Title: The Last Smile in Sunder City (The Fetch Phillips Archives #1}

Author: Luke Arnold

Published: January 28 2020, Orbit

Status: Read February 2020, courtesy Hachette Au

++++++

My Thoughts:

Imaginative and entertaining, The Last Smile in Sunder City is the first book in an urban fantasy series from debut novelist Luke Arnold.

“The magic had vanished and the world that magic had built was tearing itself apart…”

Six years ago, a war between The Humanitarian Army (representing the humans) and The Opus (representing the world’s magic creatures) destroyed magic. Known as The Coda, the event resulted in catastrophe in Sunder City. Without magic to sustain them, Elves rapidly aged and died, Were’s were left as half-transformed freaks, Vampires withered as they starved, while other creatures shed scales, or fur, or skin, and to the disadvantage of all, machinery and technology, once infused or forged with magic, stopped working. Arnold has created a bleak, gritty and imaginative world, with ‘Man For Hire’ Fletch Phillips at its center.

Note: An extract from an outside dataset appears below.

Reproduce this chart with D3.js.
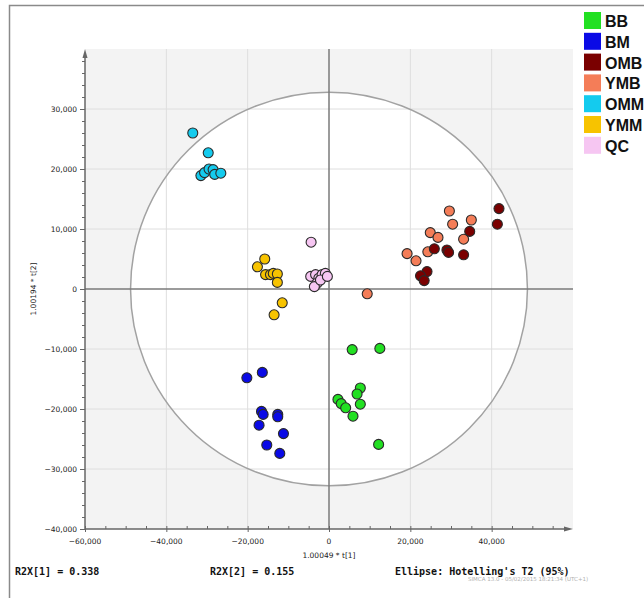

Fletch Phillips embodies the traits of a traditional noir P.I. in that he is a morose, down-on-his-luck, functional alcoholic who sleeps on a fold down bed in his dingy office. An orphan who lost his parents in horrific circumstances, Fletch once lived in a caring but closed community which he fled at eighteen to explore the wider world he half-remembered. He is terribly flawed, but not quite yet irredeemably, and I found him quite likeable. His journey from curious runaway teen, to guilt-ridden Man For Hire sporting three significant tattoo’s on his arm, is the subject of several flashbacks through the novel, which also eventually explains his role in the death of magic.

It’s not (metaphorically speaking) a blonde bombshell that walks into Fletch’s office to launch the story, it’s the headmaster of a local school searching for his friend and colleague – a centuries old, and ailing vampire. Fletch’s search leads him through the seedy streets of Sunder City, occasionally getting in they way of the police, (whom mostly despise him), and generally making more enemies than friends. I thought the mystery was fairly well plotted, though not particularly complex, and I would have preferred Fletch investigate more actively than he seemed to. I was also perhaps a little disappointed with the lack of action in the plot overall, but am prepared to forgive that given the need for Arnold to create the foundation of both the setting and character.

The Last Smile In Sunder City is a robust beginning to what I believe has the potential to be a popular fantasy series. I found it to be an easy and engaging read.